Who among our honorable legislators are worth their keep and who are just wasting taxpayers’ money?
The watchdog group Catholic Monitors on Legislative Councillors has just released its annual report card to give us an idea of how well – or poorly – our lawmakers are doing their job.
Lau Wong-fat, the King of New Territories, easily won the worst performer award with a “five flaws” rating.
He’s been rated numero uno for absenteeism and no votes, low questioning and speech rates, and having made no motion or bill revision last year.
That’s hardly surprising, though. The 79-year-old legislator has consistently performed that way in his last 20 years of service. In 2015, he was absent in 31 Legco meetings.
Lau’s health has been the subject of media interest, but it seems rather unlikely he would seek another four years next year.
Dr.
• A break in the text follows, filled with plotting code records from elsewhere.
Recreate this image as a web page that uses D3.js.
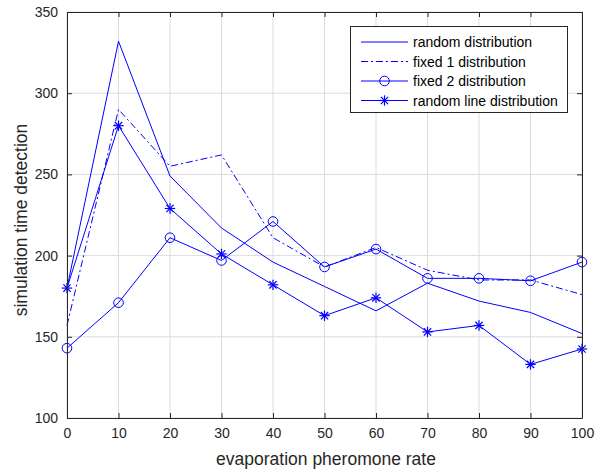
<!DOCTYPE html>
<html>
<head>
<meta charset="utf-8">
<script src="https://cdn.jsdelivr.net/npm/d3@7"></script>
<style>
  body { margin: 0; background: #fff; }
  svg { font-family: "Liberation Sans", Arial, sans-serif; }
</style>
</head>
<body>
<svg id="chart" width="602" height="472"></svg>
<script>
// evaporation pheromone rate
const rates = [0, 10, 20, 30, 40, 50, 60, 70, 80, 90, 100];

// simulation time detection, one list per distribution
const randomDist     = [180, 332, 249, 217, 196, 181, 166, 183, 172, 165, 152];
const fixed1Dist     = [157, 290, 255, 262, 211, 193, 205, 191, 185, 185, 176];
const fixed2Dist     = [143, 171, 211, 197, 221, 193, 204, 186, 186, 184.5, 196];
const randomLineDist = [180, 280, 229, 201, 182, 163, 174, 153, 157, 133, 142.5];

const seriesNames = ["random distribution", "fixed 1 distribution", "fixed 2 distribution", "random line distribution"];
const xTicks = [0, 10, 20, 30, 40, 50, 60, 70, 80, 90, 100];
const yTicks = [100, 150, 200, 250, 300, 350];

function draw_chart() {
  const margin = ({top: 12, right: 20, bottom: 54, left: 67});
  const w = 602, h = 472;
  const svg = d3.select("#chart");
  const blue = "#0000ff";
  const axisColor = "#262626";

  const x = d3.scaleLinear().domain([0, 100]).range([margin.left, w - margin.right]);
  const y = d3.scaleLinear().domain([100, 350]).range([h - margin.bottom, margin.top]);

  //  grid
  svg.append("g").selectAll("line").data(xTicks).join("line")
    .attr("x1", d => x(d)).attr("x2", d => x(d))
    .attr("y1", y(100)).attr("y2", y(350))
    .attr("stroke", "#dcdcdc").attr("stroke-width", 1);
  svg.append("g").selectAll("line").data(yTicks).join("line")
    .attr("x1", x(0)).attr("x2", x(100))
    .attr("y1", d => y(d)).attr("y2", d => y(d))
    .attr("stroke", "#dcdcdc").attr("stroke-width", 1);

  //  series
  const series = [
    {name: seriesNames[0], values: randomDist, dash: null, marker: null},
    {name: seriesNames[1], values: fixed1Dist, dash: "7,3,2,3", marker: null},
    {name: seriesNames[2], values: fixed2Dist, dash: null, marker: "circle"},
    {name: seriesNames[3], values: randomLineDist, dash: null, marker: "star"}
  ];

  const line = d3.line().x((d, i) => x(rates[i])).y(d => y(d));

  function drawMarker(g, type, cx, cy) {
    if (type == "circle") {
      g.append("circle")
        .attr("cx", cx).attr("cy", cy).attr("r", 4.8)
        .attr("fill", "none").attr("stroke", blue).attr("stroke-width", 1);
    } else if (type == "star") {
      const r = 5.2;
      [[-r, 0, r, 0], [0, -r, 0, r], [-r*0.7, -r*0.7, r*0.7, r*0.7], [-r*0.7, r*0.7, r*0.7, -r*0.7]].forEach(s => {
        g.append("line")
          .attr("x1", cx + s[0]).attr("y1", cy + s[1])
          .attr("x2", cx + s[2]).attr("y2", cy + s[3])
          .attr("stroke", blue).attr("stroke-width", 1.2);
      });
    }
  }

  series.forEach(s => {
    svg.append("path")
      .datum(s.values)
      .attr("d", line)
      .attr("fill", "none")
      .attr("stroke", blue)
      .attr("stroke-width", 1)
      .attr("stroke-dasharray", s.dash);
    if (s.marker) {
      const g = svg.append("g");
      s.values.forEach((v, i) => drawMarker(g, s.marker, x(rates[i]), y(v)));
    }
  });

  //  axes (box with inward ticks)
  const xAxis = g => g
    .attr("transform", `translate(0,${y(100)})`)
    .call(d3.axisBottom(x).tickValues(xTicks).tickSizeInner(-5).tickSizeOuter(0).tickPadding(10));
  const yAxis = g => g
    .attr("transform", `translate(${x(0)},0)`)
    .call(d3.axisLeft(y).tickValues(yTicks).tickSizeInner(-5).tickSizeOuter(0).tickPadding(9));
  const xTop = g => g
    .attr("transform", `translate(0,${y(350)})`)
    .call(d3.axisTop(x).tickValues(xTicks).tickSizeInner(-5).tickSizeOuter(0).tickFormat(""));
  const yRight = g => g
    .attr("transform", `translate(${x(100)},0)`)
    .call(d3.axisRight(y).tickValues(yTicks).tickSizeInner(-5).tickSizeOuter(0).tickFormat(""));

  [xAxis, yAxis, xTop, yRight].forEach(a => {
    const g = svg.append("g").style("font-size", "14px").call(a);
    g.select(".domain").attr("stroke", axisColor);
    g.selectAll(".tick line").attr("stroke", axisColor);
    g.selectAll(".tick text").attr("fill", axisColor).style("font-family", "Liberation Sans, Arial, sans-serif");
  });

  //  axis labels
  svg.append("text")
    .attr("x", 326)
    .attr("y", 465)
    .attr("text-anchor", "middle")
    .style("font-size", "17.5px")
    .style("fill", axisColor)
    .text("evaporation pheromone rate");

  svg.append("text")
    .attr("transform", `translate(27,220) rotate(-90)`)
    .attr("text-anchor", "middle")
    .style("font-size", "17.5px")
    .style("fill", axisColor)
    .text("simulation time detection");

  //  legend
  const lg = svg.append("g");
  lg.append("rect")
    .attr("x", 350.5).attr("y", 26.5)
    .attr("width", 217).attr("height", 86)
    .attr("fill", "#fff").attr("stroke", axisColor).attr("stroke-width", 1);
  series.forEach((s, i) => {
    const ly = 42 + i * 19.5;
    lg.append("line")
      .attr("x1", 361).attr("x2", 408)
      .attr("y1", ly).attr("y2", ly)
      .attr("stroke", blue).attr("stroke-width", 1)
      .attr("stroke-dasharray", s.dash);
    if (s.marker) drawMarker(lg, s.marker, 384.5, ly);
    lg.append("text")
      .attr("x", 413).attr("y", ly + 5)
      .style("font-size", "14px")
      .style("fill", "#000")
      .text(s.name);
  });
}

draw_chart();
</script>
</body>
</html>
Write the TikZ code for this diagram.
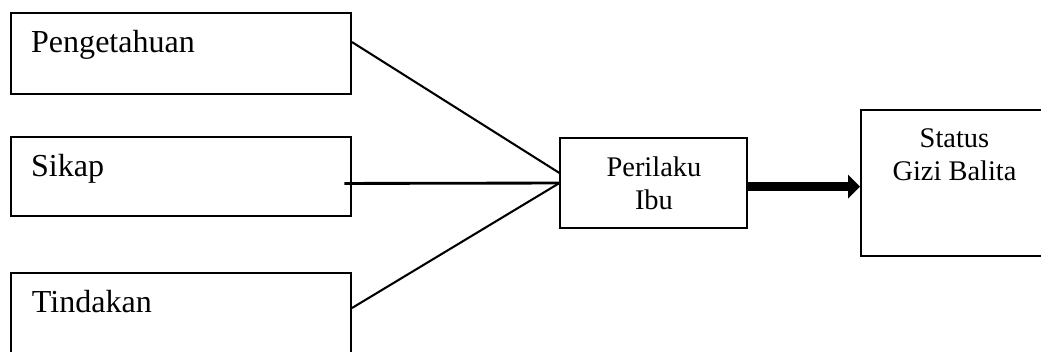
\documentclass[tikz,border=0pt]{standalone}
\usepackage{fontspec}
\setmainfont{Liberation Serif}
\usetikzlibrary{arrows.meta, positioning}

\begin{document}
\begin{tikzpicture}[
    box/.style={draw, line width=0.75pt, minimum width=4.624cm, inner sep=0pt},
    midbox/.style={draw, line width=0.75pt, minimum width=2.543cm, inner sep=0pt, align=center, font=\fontsize{11}{12.8}\selectfont},
    lbl/.style={anchor=base west, inner sep=0pt, font=\fontsize{12.4}{14}\selectfont},
    link/.style={line width=0.8pt}
  ]
      \useasboundingbox (0,0) rectangle (14.158,-4.774);
      \clip (0,0) rectangle (14.158,-4.774);

      % Left: three factors
      \node[box, minimum height=1.102cm] (pen) at (2.462,-0.728) {};
      \node[box, minimum height=1.074cm] (sik) at (2.462,-2.400) {};
      \node[box, minimum height=1.088cm] (tin) at (2.462,-4.257) {};
      \node[lbl] (penlbl) at ([shift={(0.280,-0.544)}]pen.north west) {Pengetahuan};
      \node[lbl] (siklbl) at ([shift={(0.280,-0.544)}]sik.north west) {Sikap};
      \node[lbl] (tinlbl) at ([shift={(0.290,-0.544)}]tin.north west) {Tindakan};

      % Middle and right
      \node[midbox, minimum height=1.224cm] (peri) at (8.894,-2.489) {Perilaku\\Ibu};
      \node[midbox, minimum height=1.986cm] (stat) at (12.981,-2.489) {};
      \node[anchor=north, inner sep=0pt, align=center, font=\fontsize{11}{12.8}\selectfont] (statlbl) at ([yshift=-0.254cm]stat.north) {Status\\Gizi Balita};

      % Lines into Perilaku Ibu
      \draw[link] ([yshift=0.156cm]pen.east) -- ([yshift=0.136cm]peri.west);
      \draw[line width=1.1pt] ([shift={(-0.105,-0.095)}]sik.east) -- (peri.west);
      \draw[link] ([yshift=0.068cm]tin.east) -- (peri.west);

      % Thick arrow
      \draw[-{Triangle[length=4.6pt, width=8.9pt]}, line width=3.7pt] ([yshift=-0.048cm]peri.east) -- ([yshift=-0.048cm]stat.west);
\end{tikzpicture}
\end{document}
Leung Ka-lau from the medical constituency and Labour Party’s Peter Cheung Kwok-che missed 27 and 24 Legco meetings, respectively. In late 2014, Cheung applied for a two-month sick leave over some mucosa-associated lymphoid tissues in his body.
Leung, along with Vincent Fang Kang from the textile sector, is on the list with four flaws, namely high absenteeism and no-vote rate as well as low questioning or speech rates.
They were followed by Ronny Tong Ka-wah and Lam Tai-fai with three flaws each.
The five legislators, representing an entire range of political orientations, should be reprimanded, according to the Catholic Monitors, which has been carrying this detailed research for the past 24 years.
The group’s research also showed that eight legislators should improve their voting rate because they had high absenteeism and abstained from voting quite often.
Again, Lau Wong-fat led the gang with a 70 percent no vote, followed by Dennis Kwok Wing-hang of the Civic Party with 65.7 percent; and James To Kun-sun of the Democratic Party, 60.3 percent.
Pan-democrat Leung Ka-lau of the medical constituency got 59.8 percent; Vincent Fang Kang of the Liberal Party, 54.5 percent; Abraham Shek Lai-him of the Business and Professionals Alliance (BPA), 52.5 percent; Ronny Tong of the Civic Party, 51 percent; Lam Tai-fai (independent), 48.1 percent; James Tien Pei-chun of the Liberal Party, 45 percent; and his brother Michael Tien Puk-sun of the New People’s Party, 45 percent.
Funny enough, Michael Tien, who has been very vocal about issues concerning the high-speed rail system between Hong Kong and Guangdong, only showed up 41 percent of the meetings of the Legco transport panel.
Eleven legislators did not propose or revise any motion this year. They included two from the BPA: Lau Wong-fat, who has never proposed or revised any motion in his entire Legco career, and Christopher Cheung Wah-fung. Three are from the Liberal Party (James Tien, Felix Chung Kwok-bun and Tommy Cheung Yu-yan), two from the Democratic Alliance for the Betterment and Progress of Hong Kong (Ben Chan Hang-bun and Tam Yiu-chung), two from the Democratic Party (James To and Albert Ho Chung-yan), Wong Kwok-kin of the Professional Teachers’ Union, and independent lawmaker Lam Tai-fai.
One possible explanation is filibustering – the above-mentioned legislators chose not to overburden their handling capacity.
Accordingly, there was not enough quorum in 303 occasions in 2014/15, leading to two aborted sessions.
People Power representative Raymond Chan Chi-chuen asked for an attendance count 47 times while partymate Albert Chan Wai-yip also asked for a head count 30 times in 170 occasions.
Catholic Monitors proposed that the names of lawmakers be recorded in the official attendance list so that their performance could be better monitored.